My grandfather would not have approved. A former church warden of a large market-town parish church, he voted Tory at every opportunity, and would have seen the Church’s critical examination of urban life – Faith in the City – as the latest example of its waywardness. Every day he awaited the arrival of his copy of The Daily Mail, which he embraced as a comfort blanket for all his favourite prejudices. He waved the paper at me energetically when it earnestly condemned various speakers in the televised General Synod debate on nuclear deterrence in 1983. (He had less to say about the owner of The Mail’s enthusiastic admiration of Hitler back in the 1930s). When I argued with him about the valuable work of the post-war Labour Government he was quick to reply that those politicians were “different”. I very much doubt he said that at the time.
As I commented earlier this year, 2025 marks the 40th anniversary of the publication of Faith in the City, and several small celebrations have been held. Most of us attending the one in Sheffield were north of 60, with Alan Billings, one of the original commissioners and a speaker at the conference, being in his 80s. I wasn’t altogether clear why the event was taking place on the same weekend as General Synod, but perhaps it reflects the Church of England’s limited interest in questions of urban theology and action. More than one speaker noted that in the twenty years after the report there was considerable activity by the CofE in the cities. However, the last 20 years have told a different story.

I was in the middle year of my undergraduate degree, living in Hull, when Faith in the City hit the presses. Alan told us that the Cabinet had leaked the report to the right wing press, enabling its publication to be met with claims of Marxism and a Church failing to attend to its primary task. While many in the Church supported the report, I recall a parishioner in the rural parish where my parents lived asking: “what about the rural areas – where’s the support for us?” I’ve no doubt that those comments were widespread in rural communities.
It felt in the 1980s that the Church of England could still occupy that strange land of “critical solidarity” with the institutions of which it was also a part. Not easy, but it was also the decade in which Archbishop Runcie dared to pray for the dead on both sides at the Falklands Memorial Service in 1982, saying that: “a shared anguish can be a bridge of reconciliation; our neighbours are indeed like us”. Mrs Thatcher was not pleased. In 1984, the Church led by Runcie consecrated David Jenkins as the bishop for Durham. Once again, the Church supplied the right-wing press with oodles of content to bolster its appetite for righteous indignation. My grandfather had gone to glory by that stage but he would have enjoyed the temporal exasperations of the tabloid press.

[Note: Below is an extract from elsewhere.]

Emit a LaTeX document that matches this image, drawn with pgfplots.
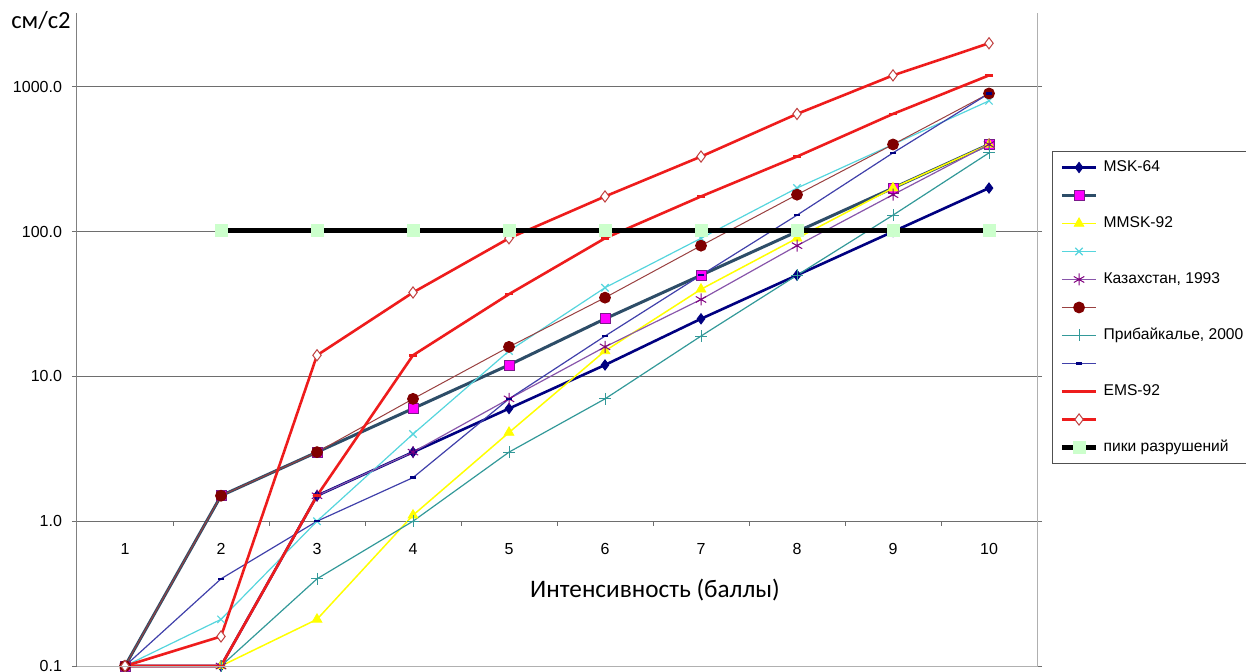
\documentclass[border=0pt]{standalone}
\usepackage{pgfplots}
\pgfplotsset{compat=1.18}
\usepackage{fontspec}
\setmainfont{Liberation Sans}
\newfontfamily\calibri{Carlito}
\definecolor{msk}{HTML}{000080}
\definecolor{stwo}{HTML}{2D4D68}
\definecolor{sqfill}{HTML}{FF00FF}
\definecolor{sqdraw}{HTML}{7A1A8A}
\definecolor{mmsk}{HTML}{FFFF00}
\definecolor{cyanx}{HTML}{55D5DD}
\definecolor{kazl}{HTML}{8855AA}
\definecolor{kazm}{HTML}{800080}
\definecolor{maroonl}{HTML}{994040}
\definecolor{maroonm}{HTML}{800000}
\definecolor{tealc}{HTML}{339999}
\definecolor{slate}{HTML}{4040AA}
\definecolor{emsred}{HTML}{EE1C1C}
\definecolor{diaedge}{HTML}{C04040}
\definecolor{peakfill}{HTML}{CCFFCC}
\definecolor{gridc}{HTML}{6E6E6E}
\definecolor{axc}{HTML}{808080}
\definecolor{borderc}{HTML}{B0B0B0}
\definecolor{legc}{HTML}{505050}
\begin{document}
\begin{tikzpicture}
\path[use as bounding box] (-38.5pt,-2.5pt) rectangle (584.5pt,333pt);
\begin{axis}[
  scale only axis, width=480pt, height=326.5pt,
  xmin=0.5, xmax=10.5, ymin=0.1, ymax=3236,
  ymode=log,
  clip=false,
  axis line style={draw=none},
  xtick={1,2,3,4,5,6,7,8,9,10},
  xticklabels={1,2,3,4,5,6,7,8,9,10},
  x tick style={draw=none},
  xticklabel style={anchor=center, yshift=61pt, font=\fontsize{8}{9}\selectfont},
  ytick={1,10,100,1000},
  yticklabels={1.0,10.0,100.0,1000.0},
  extra y ticks={0.1}, extra y tick labels={0.1},
  extra y tick style={grid=none},
  yminorticks=false,
  ymajorgrids,
  grid style={draw=gridc, line width=0.5pt},
  tick align=outside, major tick length=2.5pt,
  y tick style={draw=gridc, line width=0.5pt},
  yticklabel style={font=\fontsize{8}{9}\selectfont, xshift=-1.5pt},
  legend cell align=left,
  legend style={at={(1.0156,0.7887)}, anchor=north west, draw=legc, line width=0.5pt,
    font=\fontsize{7.8}{9}\selectfont, inner xsep=3.5pt, inner ysep=1pt, row sep=0pt,
    nodes={inner sep=2.5pt, text height=6.5pt, text depth=2.5pt}},
]
\pgfplotsinvokeforeach{1.5,2.5,3.5,4.5,5.5,6.5,7.5,8.5,9.5}{
  \draw[gridc, line width=0.5pt] (axis cs:#1,1) -- ++(0pt,-2.2pt);
}
\addplot[color=msk, line width=1.3pt, mark=diamond*, mark size=2.6pt, mark options={fill=msk, line width=0.4pt}]
  coordinates {(1,0.1)(2,0.1)(3,1.5)(4,3)(5,6)(6,12)(7,25)(8,50)(9,100)(10,200)};
\addlegendentry{MSK-64}
\addplot[color=stwo, line width=1.5pt, mark=square*, mark size=2.5pt, mark options={fill=sqfill, draw=sqdraw, line width=0.4pt}]
  coordinates {(1,0.1)(2,1.5)(3,3)(4,6)(5,12)(6,25)(7,50)(8,100)(9,200)(10,400)};
\addlegendentry{\mbox{}}
\addplot[color=mmsk, line width=0.75pt, mark=triangle*, mark size=2.8pt, mark options={fill=mmsk, line width=0.4pt}]
  coordinates {(1,0.1)(2,0.1)(3,0.21)(4,1.1)(5,4.1)(6,15)(7,40)(8,90)(9,200)(10,400)};
\addlegendentry{MMSK-92}
\addplot[color=cyanx, line width=0.6pt, mark=x, mark size=2.6pt, mark options={line width=0.6pt}]
  coordinates {(1,0.1)(2,0.21)(3,1.0)(4,4)(5,15)(6,41)(7,90)(8,200)(9,400)(10,800)};
\addlegendentry{\mbox{}}
\addplot[color=kazl, line width=0.6pt, mark=asterisk, mark size=3pt, mark options={draw=kazm, line width=0.5pt}]
  coordinates {(1,0.1)(2,0.1)(3,1.5)(4,3)(5,7)(6,16)(7,34)(8,80)(9,180)(10,400)};
\addlegendentry{Казахстан, 1993}
\addplot[color=maroonl, line width=0.5pt, mark=*, mark size=2.7pt, mark options={fill=maroonm, draw=maroonm}]
  coordinates {(1,0.1)(2,1.5)(3,3)(4,7)(5,16)(6,35)(7,80)(8,180)(9,400)(10,900)};
\addlegendentry{\mbox{}}
\addplot[color=tealc, line width=0.6pt, mark=+, mark size=3pt, mark options={line width=0.5pt}]
  coordinates {(1,0.1)(2,0.1)(3,0.4)(4,1.0)(5,3)(6,7)(7,19)(8,50)(9,130)(10,350)};
\addlegendentry{Прибайкалье, 2000}
\addplot[color=slate, line width=0.6pt, mark=-, mark size=1.6pt, mark options={draw=msk, line width=1.2pt}]
  coordinates {(1,0.1)(2,0.4)(3,1.0)(4,2)(5,7)(6,19)(7,50)(8,130)(9,350)(10,900)};
\addlegendentry{\mbox{}}
\addplot[color=emsred, line width=1.3pt, mark=-, mark size=2pt, mark options={line width=1.3pt}]
  coordinates {(1,0.1)(2,0.1)(3,1.5)(4,14)(5,37)(6,90)(7,175)(8,330)(9,650)(10,1200)};
\addlegendentry{EMS-92}
\addplot[color=emsred, line width=1.3pt, mark=diamond*, mark size=2.8pt, mark options={fill=white, draw=diaedge, line width=0.5pt}]
  coordinates {(1,0.1)(2,0.16)(3,14)(4,38)(5,90)(6,175)(7,330)(8,650)(9,1200)(10,2000)};
\addlegendentry{\mbox{}}
\addplot[color=black, line width=2.5pt, mark=square*, mark size=3pt, mark options={fill=peakfill, draw=peakfill, line width=0.3pt}]
  coordinates {(2,102)(3,102)(4,102)(5,102)(6,102)(7,102)(8,102)(9,102)(10,102)};
\addlegendentry{пики разрушений}
\end{axis}
\draw[axc, line width=0.5pt] (0pt,326.5pt) -- (0pt,0pt);
\draw[borderc, line width=0.5pt] (0pt,0pt) -- (480pt,0pt) -- (480pt,326.5pt);
\node[font=\calibri\fontsize{12.3}{14}\selectfont] at (-18pt,323pt) {см/с2};
\node[font=\calibri\fontsize{12.6}{14}\selectfont] at (289pt,38pt) {Интенсивность (баллы)};
\end{tikzpicture}
\end{document}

Looking back is not always a good idea. The seeds of change were already planted in the Church of England of the 1980s. Fewer vocations; difficulties in recruiting to inner-city parishes; a world changing as a rate of knots. However, I’m less certain that those around at the time could have envisaged how radical the changes would become, and the number of parishes that would be forced to merge. The unwinding of Anglicanism’s commitment to provide every church with a parson; a parsonage and burden of finance that could be borne, has happening at a dizzying pace. Volunteers have vanished and the struggle to maintain a meaningful presence has intensified.
It isn’t all doom and gloom. The church I assist at once a month has rallied without any jazzy new initiatives from the centre. Speaking with the organist (a working farmer) he told me that they had got down to an attendance of 10 on a typical Sunday morning. Now it’s at 30. Why? He put it down to the loving pastoral care of a Reader, who made some simple improvements to worship but – perhaps most importantly – helped keep the service at the same time every Sunday. Sometimes it is Morning Prayer and at others, Holy Communion – but the people come nonetheless. In the cities there are also signs of renewed interest in Christianity, with a more diverse population bringing fresh energy to places of worship. The context of Faith in the City has changed – but faith is to be found nonetheless, and the questions raised 40 years ago remain relevant today.
What remains constant, however, is the need for deep listening, authentic presence, recognition of transience and journey, and genuine collaboration. As one of us concluded, “It has to be ‘we’ if we are to make a difference”.